** Instructions for the task **
Can you set down, exactly as they appear below, the lines from the opening of the material through the one bearing "minimum width=258pt, minimum", minus the pictures?

(Records contained in a dataset)
****

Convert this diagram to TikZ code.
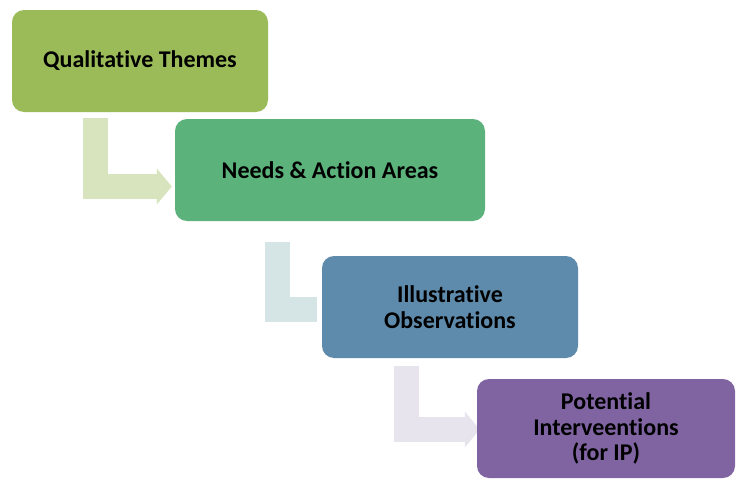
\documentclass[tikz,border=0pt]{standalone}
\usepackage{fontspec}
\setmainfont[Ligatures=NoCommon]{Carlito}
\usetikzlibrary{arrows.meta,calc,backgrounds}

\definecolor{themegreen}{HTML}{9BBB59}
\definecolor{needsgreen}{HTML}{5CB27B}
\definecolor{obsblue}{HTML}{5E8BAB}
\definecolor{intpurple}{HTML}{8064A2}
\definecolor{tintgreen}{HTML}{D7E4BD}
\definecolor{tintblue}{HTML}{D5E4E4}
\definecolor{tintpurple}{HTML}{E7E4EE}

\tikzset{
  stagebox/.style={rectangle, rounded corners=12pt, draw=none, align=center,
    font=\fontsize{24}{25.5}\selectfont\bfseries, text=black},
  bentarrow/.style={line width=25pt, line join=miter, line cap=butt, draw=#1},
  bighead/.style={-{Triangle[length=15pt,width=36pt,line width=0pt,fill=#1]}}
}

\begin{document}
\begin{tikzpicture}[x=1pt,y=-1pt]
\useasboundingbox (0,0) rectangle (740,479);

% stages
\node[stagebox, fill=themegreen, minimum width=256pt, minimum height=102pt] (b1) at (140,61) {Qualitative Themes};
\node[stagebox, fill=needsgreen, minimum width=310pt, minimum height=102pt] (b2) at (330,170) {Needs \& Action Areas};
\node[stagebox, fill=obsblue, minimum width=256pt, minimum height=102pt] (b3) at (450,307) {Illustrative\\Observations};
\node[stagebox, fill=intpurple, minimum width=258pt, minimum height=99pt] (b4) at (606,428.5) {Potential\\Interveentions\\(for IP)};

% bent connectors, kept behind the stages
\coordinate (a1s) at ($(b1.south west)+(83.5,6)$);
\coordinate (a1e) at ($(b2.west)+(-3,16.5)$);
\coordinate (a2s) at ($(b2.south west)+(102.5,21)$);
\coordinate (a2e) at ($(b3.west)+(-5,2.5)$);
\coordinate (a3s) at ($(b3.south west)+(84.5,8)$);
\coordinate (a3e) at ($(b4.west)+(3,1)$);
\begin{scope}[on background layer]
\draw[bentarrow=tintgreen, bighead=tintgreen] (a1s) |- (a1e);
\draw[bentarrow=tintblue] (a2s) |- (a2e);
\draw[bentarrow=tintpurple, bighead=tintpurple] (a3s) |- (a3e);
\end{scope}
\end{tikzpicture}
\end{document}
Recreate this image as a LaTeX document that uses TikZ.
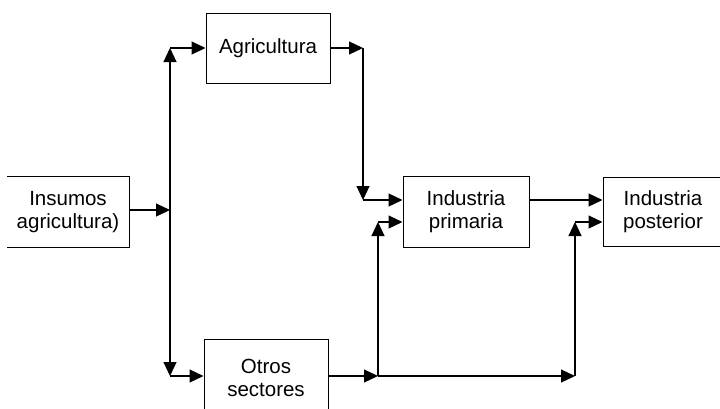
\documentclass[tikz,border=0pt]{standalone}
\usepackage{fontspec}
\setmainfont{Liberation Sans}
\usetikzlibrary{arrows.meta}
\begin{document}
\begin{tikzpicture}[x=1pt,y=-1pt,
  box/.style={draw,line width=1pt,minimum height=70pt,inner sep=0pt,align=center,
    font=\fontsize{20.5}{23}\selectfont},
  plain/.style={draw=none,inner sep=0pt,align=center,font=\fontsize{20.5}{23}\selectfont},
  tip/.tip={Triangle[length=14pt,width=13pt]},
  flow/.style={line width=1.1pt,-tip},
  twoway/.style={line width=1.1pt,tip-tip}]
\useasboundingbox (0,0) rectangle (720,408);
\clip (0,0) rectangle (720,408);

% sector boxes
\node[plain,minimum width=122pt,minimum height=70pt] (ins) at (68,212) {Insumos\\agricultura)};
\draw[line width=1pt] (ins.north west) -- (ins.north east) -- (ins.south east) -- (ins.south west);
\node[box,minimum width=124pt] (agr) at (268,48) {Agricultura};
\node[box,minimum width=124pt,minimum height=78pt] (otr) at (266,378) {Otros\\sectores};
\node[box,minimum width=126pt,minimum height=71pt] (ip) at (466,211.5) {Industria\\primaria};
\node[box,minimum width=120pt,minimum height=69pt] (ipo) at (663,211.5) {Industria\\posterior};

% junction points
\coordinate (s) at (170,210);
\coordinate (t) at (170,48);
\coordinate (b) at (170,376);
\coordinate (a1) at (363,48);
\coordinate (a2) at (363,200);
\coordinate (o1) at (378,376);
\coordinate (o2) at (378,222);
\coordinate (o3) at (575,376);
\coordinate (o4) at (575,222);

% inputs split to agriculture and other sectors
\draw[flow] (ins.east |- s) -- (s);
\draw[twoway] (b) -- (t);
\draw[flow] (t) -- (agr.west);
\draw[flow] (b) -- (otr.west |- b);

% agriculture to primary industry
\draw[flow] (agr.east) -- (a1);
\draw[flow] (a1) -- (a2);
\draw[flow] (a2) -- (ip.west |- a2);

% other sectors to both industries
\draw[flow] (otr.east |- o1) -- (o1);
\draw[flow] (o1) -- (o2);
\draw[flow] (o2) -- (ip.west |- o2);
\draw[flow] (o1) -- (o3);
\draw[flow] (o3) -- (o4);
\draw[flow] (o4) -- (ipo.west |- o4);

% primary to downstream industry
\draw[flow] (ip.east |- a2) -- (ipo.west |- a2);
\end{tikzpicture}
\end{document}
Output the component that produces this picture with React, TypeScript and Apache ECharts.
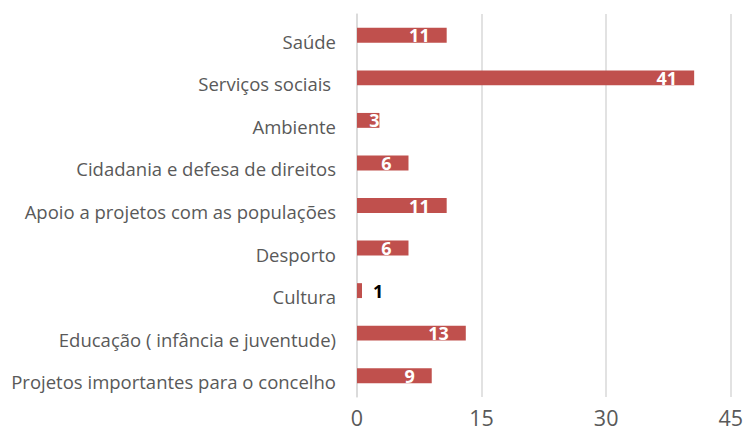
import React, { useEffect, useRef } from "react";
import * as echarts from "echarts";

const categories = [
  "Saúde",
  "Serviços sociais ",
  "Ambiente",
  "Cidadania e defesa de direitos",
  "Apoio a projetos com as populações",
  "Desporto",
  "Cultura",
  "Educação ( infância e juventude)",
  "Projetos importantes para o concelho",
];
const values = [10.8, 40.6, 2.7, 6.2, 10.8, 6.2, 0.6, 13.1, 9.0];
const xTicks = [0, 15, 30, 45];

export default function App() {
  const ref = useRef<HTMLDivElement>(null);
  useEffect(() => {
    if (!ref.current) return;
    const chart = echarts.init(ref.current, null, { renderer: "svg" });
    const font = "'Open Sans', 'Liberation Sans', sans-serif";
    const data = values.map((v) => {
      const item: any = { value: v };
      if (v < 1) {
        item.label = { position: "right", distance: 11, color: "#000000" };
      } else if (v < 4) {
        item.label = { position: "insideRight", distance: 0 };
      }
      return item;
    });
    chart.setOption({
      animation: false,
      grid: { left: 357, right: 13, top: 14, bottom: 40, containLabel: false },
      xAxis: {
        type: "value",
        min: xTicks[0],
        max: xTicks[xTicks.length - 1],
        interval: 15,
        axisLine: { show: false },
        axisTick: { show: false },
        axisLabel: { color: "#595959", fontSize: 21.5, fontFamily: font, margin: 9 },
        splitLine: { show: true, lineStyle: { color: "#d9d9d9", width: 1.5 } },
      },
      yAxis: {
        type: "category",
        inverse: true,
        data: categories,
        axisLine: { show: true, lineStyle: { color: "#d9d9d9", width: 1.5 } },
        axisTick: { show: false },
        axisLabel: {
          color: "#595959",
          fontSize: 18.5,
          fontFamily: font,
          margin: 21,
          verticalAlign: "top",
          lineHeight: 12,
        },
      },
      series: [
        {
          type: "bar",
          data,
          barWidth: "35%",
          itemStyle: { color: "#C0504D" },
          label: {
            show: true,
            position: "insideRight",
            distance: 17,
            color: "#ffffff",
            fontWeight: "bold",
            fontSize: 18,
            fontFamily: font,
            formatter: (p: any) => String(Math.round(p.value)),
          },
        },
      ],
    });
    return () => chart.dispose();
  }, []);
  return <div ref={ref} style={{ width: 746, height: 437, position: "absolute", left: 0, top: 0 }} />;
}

****

** Written response **
Convert this diagram to TikZ code.
\documentclass[tikz,border=0pt]{standalone}
\usepackage{fontspec}
\setmainfont[Ligatures=NoCommon]{Carlito}
\usetikzlibrary{arrows.meta,calc,backgrounds}

\definecolor{themegreen}{HTML}{9BBB59}
\definecolor{needsgreen}{HTML}{5CB27B}
\definecolor{obsblue}{HTML}{5E8BAB}
\definecolor{intpurple}{HTML}{8064A2}
\definecolor{tintgreen}{HTML}{D7E4BD}
\definecolor{tintblue}{HTML}{D5E4E4}
\definecolor{tintpurple}{HTML}{E7E4EE}

\tikzset{
  stagebox/.style={rectangle, rounded corners=12pt, draw=none, align=center,
    font=\fontsize{24}{25.5}\selectfont\bfseries, text=black},
  bentarrow/.style={line width=25pt, line join=miter, line cap=butt, draw=#1},
  bighead/.style={-{Triangle[length=15pt,width=36pt,line width=0pt,fill=#1]}}
}

\begin{document}
\begin{tikzpicture}[x=1pt,y=-1pt]
\useasboundingbox (0,0) rectangle (740,479);

% stages
\node[stagebox, fill=themegreen, minimum width=256pt, minimum height=102pt] (b1) at (140,61) {Qualitative Themes};
\node[stagebox, fill=needsgreen, minimum width=310pt, minimum height=102pt] (b2) at (330,170) {Needs \& Action Areas};
\node[stagebox, fill=obsblue, minimum width=256pt, minimum height=102pt] (b3) at (450,307) {Illustrative\\Observations};
\node[stagebox, fill=intpurple, minimum width=258pt, minimum height=99pt] (b4) at (606,428.5) {Potential\\Interveentions\\(for IP)};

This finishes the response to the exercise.